ПАМЯТИ ВѢРЫ ѲЕДОРОВНЫ.
[править]Есть горѣніе духа, есть огонь внутренняго оправданія, очищающій всѣ движенія жизни, просвѣтляющій всѣ опасные и смутные годы, — годы большихъ потерь и волнующихъ достиженій. Когда душа времени полна порывовъ и напряженія, — онъ опьяняетъ ее свободой восторга; когда жизнь останавливается и мечты тускнѣютъ, — онъ становится больнымъ и жестокимъ — тлѣетъ и сжигаетъ. Въ этомъ огнѣ таютъ восковыя крылья, и искупительно сгораютъ души ищущихъ. Онъ въ глубинѣ и правдѣ печальныхъ ангельскихъ глазъ на измученномъ и мятежномъ лицѣ. Онъ въ больной глубинѣ и героической правдѣ русскаго искусства. Къ этому огню мы должны быть особенно порывисто-чутки, въ немъ одномъ опора нашего идеализма, и только въ его озареніи могли мы пережить недавніе безумные и прекрасные дни.
И, конечно, болѣе всего близко и несомнѣнно подходимъ мы къ его воплощенному сіянію, говоря о творческой жизни ушедшей отъ насъ Вѣры Ѳедоровны. Въ ней горѣлъ онъ такъ явственно и такъ мучительно, такимъ цѣльнымъ и завершеннымъ сдѣлалъ ея существованіе, ведя ее то радостно зовущими, то томительными путями, чтобы такъ страшно и жестоко сжечь; а намъ, оставшимся, чья память сохранила лучи ея обаянія, стать теперь такимъ безконечно близкимъ, единственно нужнымъ и роднымъ завѣтомъ.

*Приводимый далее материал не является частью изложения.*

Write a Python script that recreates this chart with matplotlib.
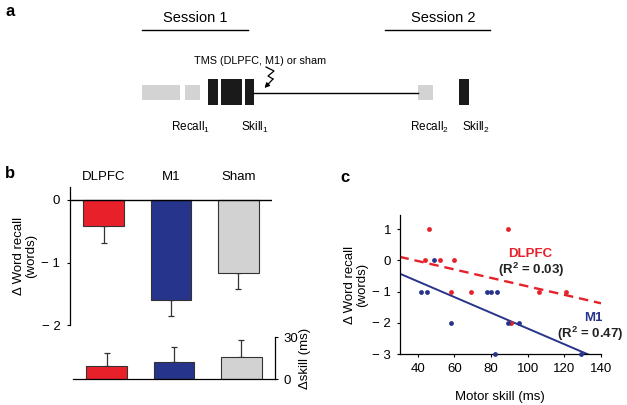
import matplotlib
matplotlib.use("Agg")
import matplotlib.pyplot as plt
import numpy as np

plt.rcParams['font.family'] = ['Liberation Sans', 'DejaVu Sans']
plt.rcParams['mathtext.fontset'] = 'custom'
plt.rcParams['mathtext.rm'] = 'Liberation Sans'
plt.rcParams['mathtext.it'] = 'Liberation Sans:italic'
plt.rcParams['mathtext.bf'] = 'Liberation Sans:bold'

W, H = 627, 405

# ---------------- data ----------------
groups = ["DLPFC", "M1", "Sham"]
recall_mean = [-0.42, -1.60, -1.17]
recall_sem = [0.27, 0.25, 0.25]
skill_mean = [9.5, 11.9, 15.7]
skill_sem = [9.1, 11.1, 11.9]
bar_colors = ["#e8202a", "#27348b", "#d2d2d2"]

dlpfc_x = [44, 46, 52, 58, 60, 69, 89, 91, 106, 121]
dlpfc_y = [0, 1, 0, -1, 0, -1, 1, -2, -1, -1]
m1_x = [42, 45, 49, 58, 78, 80, 82, 83, 89, 95, 129]
m1_y = [-1, -1, 0, -2, -1, -1, -3, -1, -2, -2, -3]
# regression lines (intercept, slope)
dlpfc_fit = [0.52, -0.0135]
m1_fit = [0.333, -0.0251]
fit_x = [30, 140]

session_labels = ["Session 1", "Session 2"]
timeline_labels = ["Recall$_1$", "Skill$_1$", "Recall$_2$", "Skill$_2$"]
tms_label = "TMS (DLPFC, M1) or sham"


def px_axes(fig, x0, y0, x1, y1):
    return fig.add_axes([x0 / W, 1 - y1 / H, (x1 - x0) / W, (y1 - y0) / H])


fig = plt.figure(figsize=(W / 100, H / 100), dpi=100)

# ---------------- panel a (schematic) ----------------
axa = px_axes(fig, 0, 0, W, H)
axa.set_xlim(0, W)
axa.set_ylim(H, 0)
axa.axis("off")
axa.patch.set_alpha(0)

axa.text(10, 11, "a", fontsize=12, fontweight="bold", ha="center", va="center")
for lab, cx, (lx0, lx1) in zip(session_labels, [195, 443], [(142, 248), (385, 490)]):
    axa.text(cx, 18, lab, fontsize=10.5, ha="center", va="center")
    axa.plot([lx0, lx1], [30, 30], color="black", lw=1)

axa.text(260, 61, tms_label, fontsize=7.8, ha="center", va="center")

blocks = [(142, 38, "g"), (185, 15, "g"), (208, 10, "k"), (221, 21, "k"),
          (245, 9, "k"), (418, 15, "g"), (459, 10, "k")]
for x0, w, kind in blocks:
    if kind == "g":
        axa.add_patch(plt.Rectangle((x0, 85), w, 15, color="#d3d3d3", lw=0))
    else:
        axa.add_patch(plt.Rectangle((x0, 79), w, 26, color="#1a1a1a", lw=0))
axa.plot([254, 418], [92.5, 92.5], color="black", lw=1)

zz_x = [266, 274, 268, 273]
zz_y = [67, 71, 76, 79]
axa.plot(zz_x, zz_y, color="black", lw=0.9)
axa.annotate("", xy=(264.5, 88), xytext=(273, 79),
             arrowprops=dict(arrowstyle="-|>", color="black", lw=0.9,
                             mutation_scale=7, shrinkA=0, shrinkB=0))

for lab, cx in zip(timeline_labels, [191, 255, 430, 476]):
    axa.text(cx, 127, lab, fontsize=8.5, ha="center", va="center")

# ---------------- panel b main ----------------
xpos = np.arange(len(groups))
axb = px_axes(fig, 70, 187, 272, 325)
axb.bar(xpos, recall_mean, width=0.6, color=bar_colors, edgecolor="#333333", lw=0.8, zorder=2)
axb.errorbar(xpos, recall_mean, yerr=[recall_sem, [0] * 3], fmt="none",
             ecolor="#333333", elinewidth=0.9, capsize=2, capthick=0.9, zorder=1)
axb.axhline(0, color="black", lw=1, zorder=3)
axb.set_xlim(-0.5, 2.5)
axb.set_ylim(-2, 0.208)
for s in ["top", "right", "bottom"]:
    axb.spines[s].set_visible(False)
axb.spines["left"].set_linewidth(0.9)
axb.set_yticks([0, -1, -2])
axb.set_yticklabels(["0", "\u2212 1", "\u2212 2"], fontsize=9.5)
axb.tick_params(axis="y", length=2, width=0.8, pad=5)
axb.xaxis.tick_top()
axb.set_xticks(xpos)
axb.set_xticklabels(groups, fontsize=9.5)
axb.tick_params(axis="x", length=0, pad=3)
axb.set_ylabel("\u0394 Word recall\n(words)", fontsize=9.5, labelpad=3, linespacing=1.0)
axb.patch.set_alpha(0)
fig.text(10 / W, 1 - 173 / H, "b", fontsize=12, fontweight="bold", ha="center", va="center")

# ---------------- panel b inset ----------------
axs = px_axes(fig, 73, 337, 275, 379)
axs.bar(xpos, skill_mean, width=0.6, color=bar_colors, edgecolor="#333333", lw=0.8, zorder=2)
axs.errorbar(xpos, skill_mean, yerr=[[0] * 3, skill_sem], fmt="none",
             ecolor="#333333", elinewidth=0.9, capsize=2, capthick=0.9, zorder=1)
axs.set_xlim(-0.5, 2.5)
axs.set_ylim(0, 30)
for s in ["top", "left"]:
    axs.spines[s].set_visible(False)
axs.spines["right"].set_linewidth(0.9)
axs.spines["bottom"].set_linewidth(0.9)
axs.yaxis.tick_right()
axs.set_yticks([0, 30])
axs.set_yticklabels(["0", "30"], fontsize=9.5)
axs.tick_params(axis="y", length=2, width=0.8, pad=4)
axs.set_xticks([])
axs.yaxis.set_label_position("right")
axs.set_ylabel("\u0394skill (ms)", fontsize=9.5, labelpad=1)
axs.patch.set_alpha(0)

# ---------------- panel c ----------------
axc = px_axes(fig, 399.5, 215, 601, 354.3)
fx = np.array(fit_x, dtype=float)
axc.plot(fx, dlpfc_fit[0] + dlpfc_fit[1] * fx, color="#e8202a", lw=1.7,
         ls=(0, (4, 2.5)), zorder=2)
axc.plot(fx, m1_fit[0] + m1_fit[1] * fx, color="#27348b", lw=1.4, zorder=2)
axc.scatter(dlpfc_x, dlpfc_y, s=12, color="#e8202a", zorder=3, clip_on=False, lw=0)
axc.scatter(m1_x, m1_y, s=12, color="#27348b", zorder=4, clip_on=False, lw=0)
axc.set_xlim(30, 140)
axc.set_ylim(-3, 1.45)
for s in ["top", "right"]:
    axc.spines[s].set_visible(False)
axc.spines["left"].set_linewidth(0.9)
axc.spines["bottom"].set_linewidth(0.9)
axc.set_xticks([40, 60, 80, 100, 120, 140])
axc.set_xticklabels(["40", "60", "80", "100", "120", "140"], fontsize=9.5)
axc.set_yticks([1, 0, -1, -2, -3])
axc.set_yticklabels(["1", "0", "\u2212 1", "\u2212 2", "\u2212 3"], fontsize=9.5)
axc.tick_params(length=2, width=0.8, pad=4)
axc.set_xlabel("Motor skill (ms)", fontsize=9.5, labelpad=12)
axc.set_ylabel("\u0394 Word recall\n(words)", fontsize=9.5, labelpad=3, linespacing=1.0)
axc.patch.set_alpha(0)
fig.text(345 / W, 1 - 177 / H, "c", fontsize=12, fontweight="bold", ha="center", va="center")

fig.text(530 / W, 1 - 254 / H, "DLPFC", fontsize=9.5, fontweight="bold",
         color="#e8202a", ha="center", va="center")
fig.text(531 / W, 1 - 270 / H, "(R$^\\mathbf{2}$ = 0.03)", fontsize=9.5, fontweight="bold",
         color="#222222", ha="center", va="center")
fig.text(593 / W, 1 - 318 / H, "M1", fontsize=9.5, fontweight="bold",
         color="#27348b", ha="center", va="center")
fig.text(590 / W, 1 - 334 / H, "(R$^\\mathbf{2}$ = 0.47)", fontsize=9.5, fontweight="bold",
         color="#222222", ha="center", va="center")

fig.savefig("out.png", dpi=100)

Трудно, думая о Вѣрѣ Ѳедоровнѣ, какъ артисткѣ, говорить о технической сторонѣ ея творчества. Совершенно ясно, что техника, какъ нѣчто общее, какъ неизбѣжная формальность, падаетъ здѣсь передъ чѣмъ-то неизмѣримо большимъ, ибо все, что дала намъ Вѣра Ѳедоровна, было вдохновенно.
Незачѣмъ было и не хотѣлось искать въ ней пріемовъ опытной артистки, когда слышалось со сцены рыданіе и пѣніе ея голоса, охватывающія душу томительною дрожью неясныхъ предчувствій; когда горѣли ея дѣтски-чистые глаза, когда мы видѣли ея нѣжныя движенія, всю ея фигуру, такую хрупкую и маленькую, но такъ гордо выпрямленную. Во всемъ этомъ чувствовался ея огонь — огонь самозабвенія.
Въ ея голосѣ намъ неизбѣжно чувствовалось роковое предчувствіе трагическаго обрыва, предрѣшенность темнаго грядущаго, — и широко раскрытые испуганные глаза, глядя въ ту-же тьму, говоря о той же потерянности и безысходности, безпокойно и тоскливо горѣли, ожидая и — зная!
…«Въ непостижимомъ этомъ взорѣ,
Жизнь обнажающемъ до дна,
Такое слышалося горе,
Такая страсти глубина!
Сіялъ онъ грустный, углубленный
Въ тѣни рѣсницъ ея густой
Какъ наслажденье — утомленный
И какъ страданье — роковой…»
Именно «слышалось», потому что мистическая жизнь глазъ и мистическій трепетъ голоса сливались здѣсь въ одну гармонію ожиданія и тайны.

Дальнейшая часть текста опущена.